TL;DR:
- Optimizing clarinet airflow involves coordinating natural exhalation, high tongue position, and proper posture to produce a focused, resonant tone. Most players struggle with controlling their breath and tongue, but understanding their system improves tone, articulation, and endurance simultaneously. Consistent practice of breathing exercises, long tones, and tongue positioning ingrains these mechanics into daily routines for lasting tone enhancement.
Optimizing clarinet airflow is the practice of coordinating natural breath mechanics with precise tongue placement and posture to produce a focused, resonant tone with effortless control. Most players who struggle with thin, forced, or inconsistent sound are fighting their own breath rather than working with it. The International Clarinet Association and Band Director Media Group both confirm that the real gains come from understanding how your ribs, diaphragm, tongue, and embouchure work together as a system. Get that coordination right, and tone quality, articulation speed, and endurance all improve at once.

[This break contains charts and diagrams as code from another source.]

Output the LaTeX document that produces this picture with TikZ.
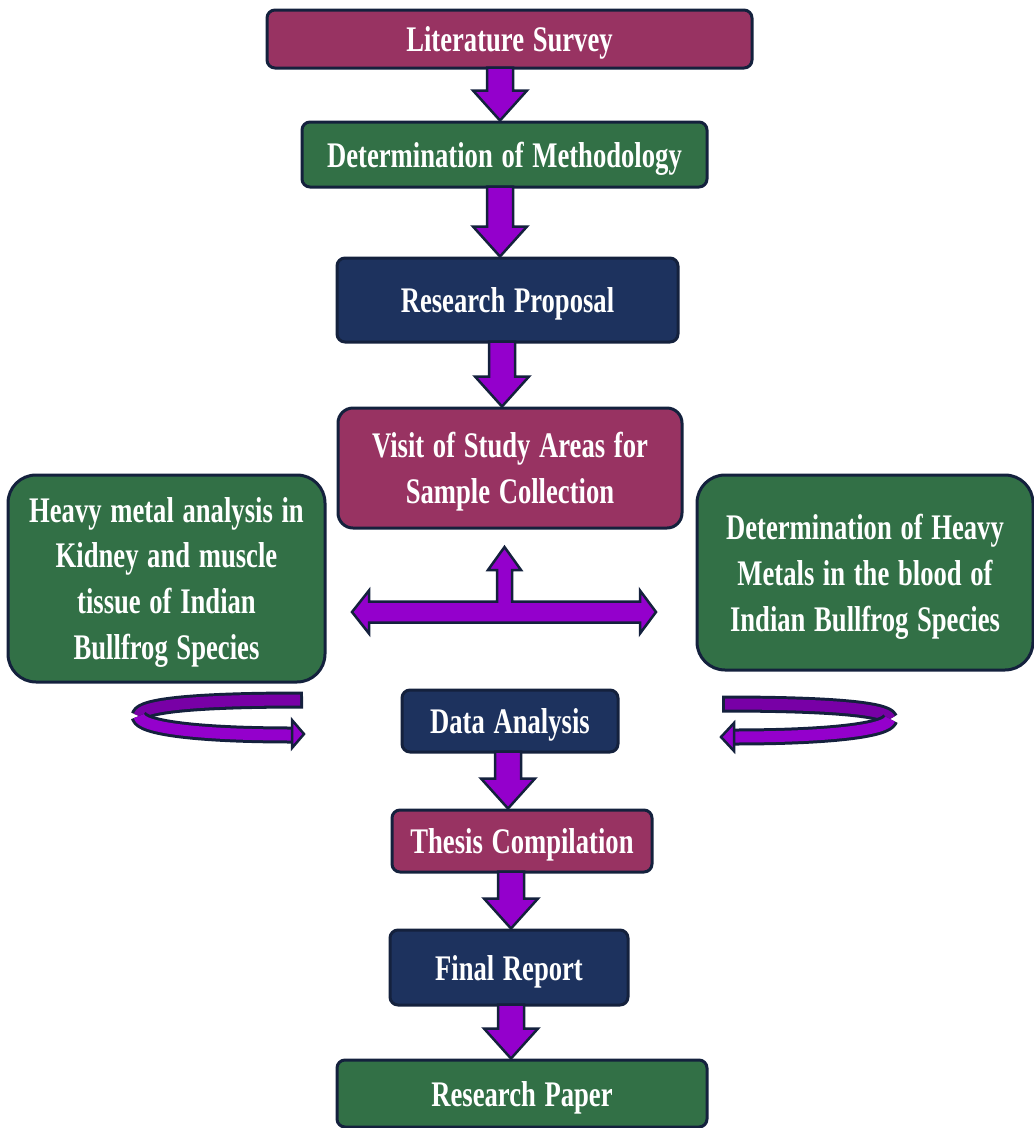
\documentclass[tikz,border=0pt]{standalone}
\usepackage{fontspec}
\setmainfont{Liberation Serif}[FakeStretch=0.74, WordSpace=1.3]
\usetikzlibrary{calc}

\definecolor{boxmaroon}{RGB}{152,51,98}
\definecolor{boxgreen}{RGB}{50,112,70}
\definecolor{boxnavy}{RGB}{29,50,94}
\definecolor{edgenavy}{RGB}{20,33,61}
\definecolor{arrpurple}{RGB}{148,0,204}
\definecolor{arrdark}{RGB}{120,0,166}

% block arrow from one box down to the next, at a given x
\newcommand{\flowarrow}[3]{%
	\draw[flowarr] let \p1=(#1.south), \p2=(#2.north) in
		(#3pt-13pt,\y1+2pt) -- (#3pt+13pt,\y1+2pt) -- (#3pt+13pt,\y2+30pt) -- (#3pt+27pt,\y2+30pt)
		-- (#3pt,\y2) -- (#3pt-27pt,\y2+30pt) -- (#3pt-13pt,\y2+30pt) -- cycle;}

\begin{document}
\begin{tikzpicture}[x=1pt, y=-1pt, line join=round,
		box/.style={draw=edgenavy, line width=3pt, rounded corners=8pt, text=white, align=center, inner sep=0pt,
			text depth=0pt, font=\bfseries\fontsize{36}{46}\selectfont},
		flowarr/.style={draw=edgenavy, line width=2.5pt, fill=arrpurple, line join=miter},
		bandout/.style={draw=edgenavy, line width=17pt},
		bandin/.style={line width=11pt, shorten <=3pt}]
	\useasboundingbox (0,0) rectangle (1034,1128);

	\node[box, fill=boxmaroon, minimum width=485pt, minimum height=58pt] (lit) at (509.5,39) {Literature Survey};
	\node[box, fill=boxgreen, minimum width=405pt, minimum height=65pt] (meth) at (504.5,154.5) {Determination of Methodology};
	\node[box, fill=boxnavy, minimum width=341pt, minimum height=84pt] (prop) at (507.5,300) {Research Proposal};
	\node[box, fill=boxmaroon, rounded corners=15pt, minimum width=344pt, minimum height=120pt] (visit) at (510,468) {Visit of Study Areas for\\Sample Collection};
	\node[box, fill=boxgreen, rounded corners=28pt, minimum width=317pt, minimum height=207pt] (kidney) at (166.5,578.5) {Heavy metal analysis in\\Kidney and muscle\\tissue of Indian\\Bullfrog Species};
	\node[box, fill=boxgreen, rounded corners=28pt, minimum width=336pt, minimum height=195pt] (blood) at (865,572.5) {Determination of Heavy\\Metals in the blood of\\Indian Bullfrog Species};
	\node[box, fill=boxnavy, minimum width=216pt, minimum height=62pt] (data) at (510,721) {Data Analysis};
	\node[box, fill=boxmaroon, minimum width=260pt, minimum height=62pt] (thesis) at (522,841) {Thesis Compilation};
	\node[box, fill=boxnavy, minimum width=238pt, minimum height=75pt] (final) at (509,967.5) {Final Report};
	\node[box, fill=boxgreen, minimum width=370pt, minimum height=67pt] (paper) at (522,1093.5) {Research Paper};

	\flowarrow{lit}{meth}{500}
	\flowarrow{meth}{prop}{500}
	\flowarrow{prop}{visit}{502}
	\flowarrow{data}{thesis}{508}
	\flowarrow{thesis}{final}{511}
	\flowarrow{final}{paper}{511}

	% three-way arrow between the side boxes
	\draw[flowarr] (352,612) -- (369,590.5) -- (369,601.5) -- (497,601.5) -- (497,570) -- (488,570)
		-- (504.5,547) -- (521,570) -- (512,570) -- (512,601.5) -- (640,601.5) -- (640,590.5)
		-- (656,612) -- (640,633.5) -- (640,622.5) -- (369,622.5) -- (369,633.5) -- cycle;

	% curled arrows, left
	\draw[bandout] (303,700) .. controls (200,700) and (140,705) .. (139,716);
	\draw[bandin, arrdark] (303,700) .. controls (200,700) and (140,705) .. (139,716);
	\draw[bandout] (139,716) .. controls (140,728) and (200,735) .. (293,735);
	\draw[line width=11pt, arrpurple] (139,716) .. controls (140,728) and (200,735) .. (293,735);
	\draw[flowarr] (292,720) -- (304,734) -- (292,748) -- cycle;

	% curled arrows, right
	\draw[bandout] (722,704) .. controls (818,704) and (888,708) .. (890,719);
	\draw[bandin, arrdark] (722,704) .. controls (818,704) and (888,708) .. (890,719);
	\draw[bandout] (890,719) .. controls (888,730) and (830,737) .. (733,737);
	\draw[line width=11pt, arrpurple] (890,719) .. controls (888,730) and (830,737) .. (733,737);
	\draw[flowarr] (734,723) -- (721,737) -- (734,751) -- cycle;
\end{tikzpicture}
\end{document}
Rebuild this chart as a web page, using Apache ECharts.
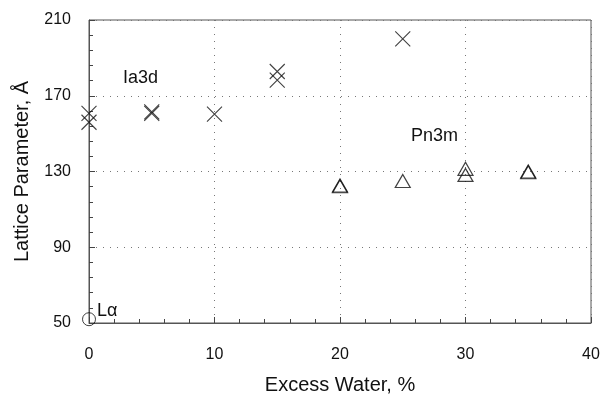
<!DOCTYPE html>
<html><head><meta charset="utf-8">
<script src="https://cdn.jsdelivr.net/npm/echarts@6/dist/echarts.min.js"></script>
<style>html,body{margin:0;padding:0;background:#fff}#c{width:603px;height:395px}</style>
</head><body><div id="c"></div>
<script>
// Ia3d (crosses)
const ia3dX = [0, 0, 5, 5, 10, 15, 15, 25];
const ia3dY = [160.7, 156, 161.5, 160.7, 160.3, 182.8, 178.3, 200];
// Pn3m (triangles)
const pn3mX = [20, 20, 25, 30, 30, 35, 35];
const pn3mY = [122.6, 122.2, 125, 131.4, 128.2, 130, 129.6];
// L-alpha (circle)
const laX = [0];
const laY = [52];
const xTicks = [0, 10, 20, 30, 40];
const yTicks = [50, 90, 130, 170, 210];

const zip = (a, b) => a.map((v, i) => [v, b[i]]);
const font = '"Liberation Sans", Arial, sans-serif';
const chart = echarts.init(document.getElementById('c'));
chart.setOption({
  animation: false,
  backgroundColor: '#fff',
  grid: { left: 89, right: 12, top: 20, bottom: 72, show: true, borderColor: '#555', borderWidth: 1,
          containLabel: false, outerBoundsMode: 'none' },
  xAxis: {
    type: 'value', min: xTicks[0], max: xTicks[xTicks.length - 1], interval: 10,
    name: 'Excess Water, %', nameLocation: 'middle', nameGap: 52,
    nameTextStyle: { fontFamily: font, fontSize: 20, color: '#111' },
    axisLine: { lineStyle: { color: '#555' } },
    axisTick: { inside: true, length: 6, lineStyle: { color: '#444' } },
    minorTick: { show: true, splitNumber: 5, length: 4, lineStyle: { color: '#444' } },
    axisLabel: { fontFamily: font, fontSize: 16, color: '#111', margin: 24 },
    splitLine: { show: true, lineStyle: { color: '#777', type: [1, 6], width: 1 } }
  },
  yAxis: {
    type: 'value', min: yTicks[0], max: yTicks[yTicks.length - 1], interval: 40,
    name: 'Lattice Parameter, Å', nameLocation: 'middle', nameGap: 57,
    nameTextStyle: { fontFamily: font, fontSize: 20, color: '#111' },
    axisLine: { show: true, lineStyle: { color: '#555' } },
    axisTick: { show: true, inside: true, length: 6, lineStyle: { color: '#444' } },
    minorTick: { show: true, splitNumber: 5, length: 4, lineStyle: { color: '#444' } },
    axisLabel: { fontFamily: font, fontSize: 16, color: '#111', margin: 18 },
    splitLine: { show: true, lineStyle: { color: '#777', type: [1, 6], width: 1 } }
  },
  series: [
    {
      type: 'scatter', data: zip(ia3dX, ia3dY),
      symbol: 'path://M0,0L10,10M10,0L0,10', symbolSize: 15,
      itemStyle: { color: 'none', borderColor: '#111', borderWidth: 1.1 }
    },
    {
      type: 'scatter', data: zip(pn3mX, pn3mY),
      symbol: 'triangle', symbolSize: [15, 13],
      itemStyle: { color: 'none', borderColor: '#111', borderWidth: 1.2 }
    },
    {
      type: 'scatter', data: zip(laX, laY),
      symbol: 'circle', symbolSize: 13,
      itemStyle: { color: 'none', borderColor: '#111', borderWidth: 1 }
    }
  ],
  graphic: [
    { type: 'text', left: 123, top: 69, style: { text: 'Ia3d', font: '18px ' + font, fill: '#111' } },
    { type: 'text', left: 411, top: 127, style: { text: 'Pn3m', font: '18px ' + font, fill: '#111' } },
    { type: 'text', left: 97, top: 302, style: { text: 'Lα', font: '18px ' + font, fill: '#111' } }
  ]
});
</script></body></html>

How to optimize clarinet airflow through natural breath coordination
The foundation of efficient clarinet playing is an unforced, complete exhale. According to expert Jeremy Ruth of the International Clarinet Association, allowing a natural exhale without pushing beyond residual lung volume is the single most important factor in improving airflow. Pushing air past that natural stopping point creates tension throughout the torso and forces the body into a conflict between inhale and exhale signals.
The biomechanics are straightforward. Ribs move up and out during inhalation and down and in during exhalation, providing the primary structural change that drives airflow. When musicians brace their shoulders or hold their chest rigid, the torso loses that volume change, and the throat and abdomen are forced to compensate. The result is a tight, pushed tone that fatigues quickly.
The term for this in advanced pedagogy is “expressive exhale coordination.” It means letting the tissues rebound naturally rather than muscling the air out. Forced breath or glottal holding interrupts the natural exhale-inhale cycle and creates what Jeremy Ruth calls a “breathing traffic jam,” where the body is simultaneously trying to push out and pull in. Tone becomes unstable, and articulation suffers.
Here are the physical sensations to notice and develop:
- Ribs descending during the exhale without any muscular bracing or squeezing
- Diaphragm returning to its resting dome position as air leaves naturally
- Throat staying open with no glottal tension or swallowing sensation
- Shoulders remaining still throughout both inhale and exhale phases
- A slight pause at the end of the exhale before the next inhale begins reflexively
Pro Tip: Place one hand on your lower ribs while practicing long tones. If your ribs stop moving before the phrase ends, you are bracing. Let them continue their natural descent all the way through the note.
What is the optimum tongue position for focused clarinet airflow?

Tongue position is the most underused tool in a clarinetist’s technique. Band Director Media Group clarifies that airflow optimization depends as much on shaping the oral cavity with tongue position as it does on breath strength. A high tongue placement narrows the oral cavity, creating a cool, fast, pressurized airstream that produces a focused, projecting tone.
The target position is described as saying the syllable “he” silently. The back of the tongue rises toward the roof of the mouth, and the sides of the tongue touch the upper back teeth. This narrows the airstream in the same way a thumb over a garden hose increases water pressure. The air that reaches the reed is faster and more directed, which translates directly into tone clarity and projection.
The advanced teaching view is that the tongue acts as an airflow valve. When the tongue drops low in the mouth, the airstream widens and slows, producing a spread, unfocused tone. When throat tension replaces tongue focus, the sound chokes rather than projects. The goal is a narrow, free stream, not a constricted one.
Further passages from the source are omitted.